> [AIM OF THE TASK]:
Leaving out all pictures, reproduce the entries below exactly, from the first line through the line that contains "from matplotlib.lines import Line2D".

> [EXERCISE MATERIAL]:
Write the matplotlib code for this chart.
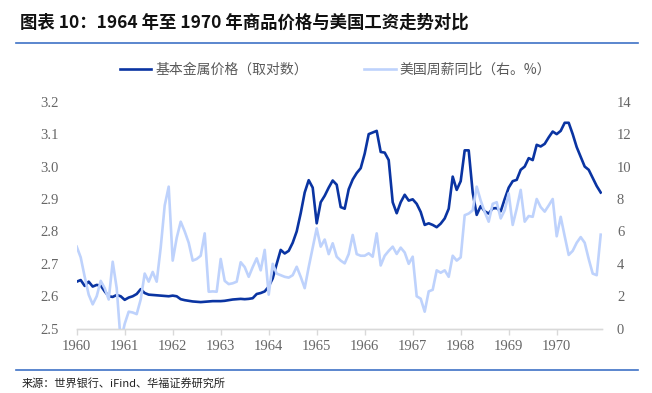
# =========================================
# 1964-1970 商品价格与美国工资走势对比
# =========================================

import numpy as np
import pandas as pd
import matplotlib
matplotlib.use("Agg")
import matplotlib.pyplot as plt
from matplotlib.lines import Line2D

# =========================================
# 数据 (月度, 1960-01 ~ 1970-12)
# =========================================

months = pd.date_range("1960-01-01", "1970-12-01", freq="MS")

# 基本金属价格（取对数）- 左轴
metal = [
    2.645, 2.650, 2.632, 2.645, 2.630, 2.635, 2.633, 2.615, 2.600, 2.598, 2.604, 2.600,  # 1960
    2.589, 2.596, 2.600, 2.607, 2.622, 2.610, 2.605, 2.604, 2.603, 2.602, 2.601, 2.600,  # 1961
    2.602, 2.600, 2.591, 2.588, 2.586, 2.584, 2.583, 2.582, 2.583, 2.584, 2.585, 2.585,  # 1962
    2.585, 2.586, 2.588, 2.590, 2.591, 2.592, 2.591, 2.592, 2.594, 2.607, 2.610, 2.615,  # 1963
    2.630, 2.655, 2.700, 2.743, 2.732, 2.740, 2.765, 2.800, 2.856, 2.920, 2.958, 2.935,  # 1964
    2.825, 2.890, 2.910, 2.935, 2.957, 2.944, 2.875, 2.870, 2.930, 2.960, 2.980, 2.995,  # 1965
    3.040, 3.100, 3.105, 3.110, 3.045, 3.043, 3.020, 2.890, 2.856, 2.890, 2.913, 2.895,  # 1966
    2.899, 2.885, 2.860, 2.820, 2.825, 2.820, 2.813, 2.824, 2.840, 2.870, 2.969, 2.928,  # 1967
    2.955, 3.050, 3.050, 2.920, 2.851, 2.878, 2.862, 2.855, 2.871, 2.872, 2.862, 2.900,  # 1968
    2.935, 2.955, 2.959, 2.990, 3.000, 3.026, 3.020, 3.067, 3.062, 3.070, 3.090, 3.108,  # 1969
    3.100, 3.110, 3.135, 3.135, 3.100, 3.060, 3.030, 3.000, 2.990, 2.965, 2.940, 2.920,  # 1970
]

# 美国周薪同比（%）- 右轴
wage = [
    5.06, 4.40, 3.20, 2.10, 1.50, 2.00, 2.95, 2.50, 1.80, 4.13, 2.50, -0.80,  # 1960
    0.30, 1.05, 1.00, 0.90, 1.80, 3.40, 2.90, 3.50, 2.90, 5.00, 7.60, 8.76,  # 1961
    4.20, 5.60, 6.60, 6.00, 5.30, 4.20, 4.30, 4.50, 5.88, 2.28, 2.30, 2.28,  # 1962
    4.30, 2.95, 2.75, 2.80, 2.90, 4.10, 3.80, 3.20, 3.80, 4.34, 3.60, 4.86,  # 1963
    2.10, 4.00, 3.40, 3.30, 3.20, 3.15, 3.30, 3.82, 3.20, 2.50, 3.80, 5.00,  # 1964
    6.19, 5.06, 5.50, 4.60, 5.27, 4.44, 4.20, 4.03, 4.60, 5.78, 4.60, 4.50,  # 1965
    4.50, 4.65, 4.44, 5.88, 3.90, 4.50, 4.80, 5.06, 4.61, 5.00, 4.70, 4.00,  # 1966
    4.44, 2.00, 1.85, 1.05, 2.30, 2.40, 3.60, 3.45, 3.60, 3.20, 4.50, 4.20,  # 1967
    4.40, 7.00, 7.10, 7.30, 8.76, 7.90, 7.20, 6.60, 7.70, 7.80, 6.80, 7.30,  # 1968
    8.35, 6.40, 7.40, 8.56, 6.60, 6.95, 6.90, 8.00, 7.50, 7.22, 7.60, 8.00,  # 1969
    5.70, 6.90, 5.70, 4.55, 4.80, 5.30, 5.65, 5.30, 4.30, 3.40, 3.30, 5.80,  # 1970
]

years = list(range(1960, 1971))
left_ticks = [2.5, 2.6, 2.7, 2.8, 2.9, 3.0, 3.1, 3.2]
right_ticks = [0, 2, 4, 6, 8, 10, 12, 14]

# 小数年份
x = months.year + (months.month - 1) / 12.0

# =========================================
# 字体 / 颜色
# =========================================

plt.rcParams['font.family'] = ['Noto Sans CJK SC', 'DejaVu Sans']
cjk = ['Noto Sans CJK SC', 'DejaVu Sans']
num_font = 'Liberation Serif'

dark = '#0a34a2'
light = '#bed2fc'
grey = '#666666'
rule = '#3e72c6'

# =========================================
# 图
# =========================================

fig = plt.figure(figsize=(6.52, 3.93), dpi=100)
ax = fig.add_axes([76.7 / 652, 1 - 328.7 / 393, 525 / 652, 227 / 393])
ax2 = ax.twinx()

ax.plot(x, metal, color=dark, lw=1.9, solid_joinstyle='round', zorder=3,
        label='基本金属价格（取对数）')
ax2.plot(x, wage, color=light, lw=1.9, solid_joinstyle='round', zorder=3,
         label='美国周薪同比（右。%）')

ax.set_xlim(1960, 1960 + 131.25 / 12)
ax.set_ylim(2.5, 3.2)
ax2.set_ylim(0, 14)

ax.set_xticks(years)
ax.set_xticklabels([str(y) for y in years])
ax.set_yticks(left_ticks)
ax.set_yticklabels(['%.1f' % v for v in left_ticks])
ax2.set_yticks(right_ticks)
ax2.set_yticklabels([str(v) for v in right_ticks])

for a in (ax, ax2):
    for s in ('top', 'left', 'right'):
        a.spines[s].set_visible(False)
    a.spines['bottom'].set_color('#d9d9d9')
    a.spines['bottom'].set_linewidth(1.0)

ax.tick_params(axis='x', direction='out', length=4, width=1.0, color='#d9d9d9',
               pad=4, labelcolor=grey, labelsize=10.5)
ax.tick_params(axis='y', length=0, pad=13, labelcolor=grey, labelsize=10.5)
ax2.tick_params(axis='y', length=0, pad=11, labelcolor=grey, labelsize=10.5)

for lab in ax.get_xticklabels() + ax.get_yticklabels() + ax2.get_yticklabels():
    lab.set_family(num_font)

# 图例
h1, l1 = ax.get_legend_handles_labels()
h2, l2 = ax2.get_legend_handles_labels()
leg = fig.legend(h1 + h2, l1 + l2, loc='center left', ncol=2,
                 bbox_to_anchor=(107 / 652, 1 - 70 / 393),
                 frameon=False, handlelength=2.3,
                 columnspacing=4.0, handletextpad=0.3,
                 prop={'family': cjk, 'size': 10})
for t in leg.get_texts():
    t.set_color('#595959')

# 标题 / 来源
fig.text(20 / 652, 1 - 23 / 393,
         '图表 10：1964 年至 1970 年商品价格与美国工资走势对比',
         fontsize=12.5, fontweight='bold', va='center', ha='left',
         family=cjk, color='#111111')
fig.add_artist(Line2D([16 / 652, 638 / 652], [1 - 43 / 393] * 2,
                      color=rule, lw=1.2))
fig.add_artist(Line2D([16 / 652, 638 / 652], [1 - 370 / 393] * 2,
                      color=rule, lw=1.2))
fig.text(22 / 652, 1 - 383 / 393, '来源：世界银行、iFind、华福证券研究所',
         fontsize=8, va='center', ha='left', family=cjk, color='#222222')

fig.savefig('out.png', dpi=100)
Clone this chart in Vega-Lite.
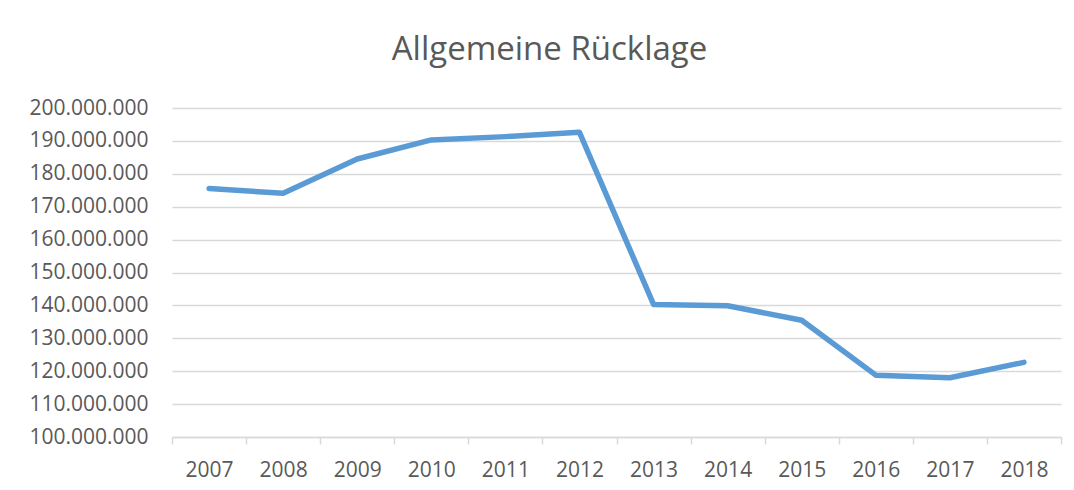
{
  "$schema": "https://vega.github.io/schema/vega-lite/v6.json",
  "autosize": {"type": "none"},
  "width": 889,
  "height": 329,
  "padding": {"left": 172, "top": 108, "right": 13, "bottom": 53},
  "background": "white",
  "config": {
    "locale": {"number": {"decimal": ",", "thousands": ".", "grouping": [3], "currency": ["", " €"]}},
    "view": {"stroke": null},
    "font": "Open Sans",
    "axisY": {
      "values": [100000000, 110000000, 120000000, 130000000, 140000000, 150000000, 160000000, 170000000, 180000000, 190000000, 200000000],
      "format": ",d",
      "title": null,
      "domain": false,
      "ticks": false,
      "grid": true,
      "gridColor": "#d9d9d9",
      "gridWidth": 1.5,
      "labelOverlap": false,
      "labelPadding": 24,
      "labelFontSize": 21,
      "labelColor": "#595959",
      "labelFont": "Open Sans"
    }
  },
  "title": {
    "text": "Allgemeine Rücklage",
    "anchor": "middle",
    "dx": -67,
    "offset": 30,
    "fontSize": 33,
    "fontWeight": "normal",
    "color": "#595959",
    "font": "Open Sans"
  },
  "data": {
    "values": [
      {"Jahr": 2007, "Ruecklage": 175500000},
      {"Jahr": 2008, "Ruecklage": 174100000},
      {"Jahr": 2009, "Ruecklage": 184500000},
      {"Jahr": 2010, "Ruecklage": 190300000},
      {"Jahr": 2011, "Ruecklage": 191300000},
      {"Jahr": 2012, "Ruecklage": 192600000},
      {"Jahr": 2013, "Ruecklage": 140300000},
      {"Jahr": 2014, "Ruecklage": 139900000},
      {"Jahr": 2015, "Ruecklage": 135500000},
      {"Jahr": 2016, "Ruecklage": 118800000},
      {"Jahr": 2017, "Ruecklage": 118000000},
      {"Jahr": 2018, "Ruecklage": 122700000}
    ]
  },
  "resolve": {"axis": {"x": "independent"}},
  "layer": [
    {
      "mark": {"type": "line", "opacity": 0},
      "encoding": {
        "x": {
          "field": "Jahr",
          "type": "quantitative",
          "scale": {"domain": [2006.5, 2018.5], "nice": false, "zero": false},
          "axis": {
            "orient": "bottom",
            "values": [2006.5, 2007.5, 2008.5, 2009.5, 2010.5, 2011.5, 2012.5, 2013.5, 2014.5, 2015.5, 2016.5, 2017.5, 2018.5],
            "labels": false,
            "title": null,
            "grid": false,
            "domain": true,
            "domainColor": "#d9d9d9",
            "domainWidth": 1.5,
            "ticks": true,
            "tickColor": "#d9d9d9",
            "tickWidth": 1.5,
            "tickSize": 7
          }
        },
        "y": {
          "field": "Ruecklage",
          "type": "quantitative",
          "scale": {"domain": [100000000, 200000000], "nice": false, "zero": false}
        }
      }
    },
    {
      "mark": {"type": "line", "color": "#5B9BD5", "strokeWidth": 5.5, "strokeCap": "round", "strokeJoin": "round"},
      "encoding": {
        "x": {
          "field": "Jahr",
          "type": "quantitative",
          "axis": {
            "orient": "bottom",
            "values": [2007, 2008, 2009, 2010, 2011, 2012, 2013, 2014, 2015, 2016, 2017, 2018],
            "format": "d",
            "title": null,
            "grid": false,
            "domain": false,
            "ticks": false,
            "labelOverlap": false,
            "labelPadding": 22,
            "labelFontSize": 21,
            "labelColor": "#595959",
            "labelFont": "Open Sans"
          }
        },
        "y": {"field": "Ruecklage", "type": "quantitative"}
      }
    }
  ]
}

> [ANSWER TO THIS PROBLEM]:
Write the matplotlib code for this chart.
# =========================================
# 1964-1970 商品价格与美国工资走势对比
# =========================================

import numpy as np
import pandas as pd
import matplotlib
matplotlib.use("Agg")
import matplotlib.pyplot as plt
from matplotlib.lines import Line2D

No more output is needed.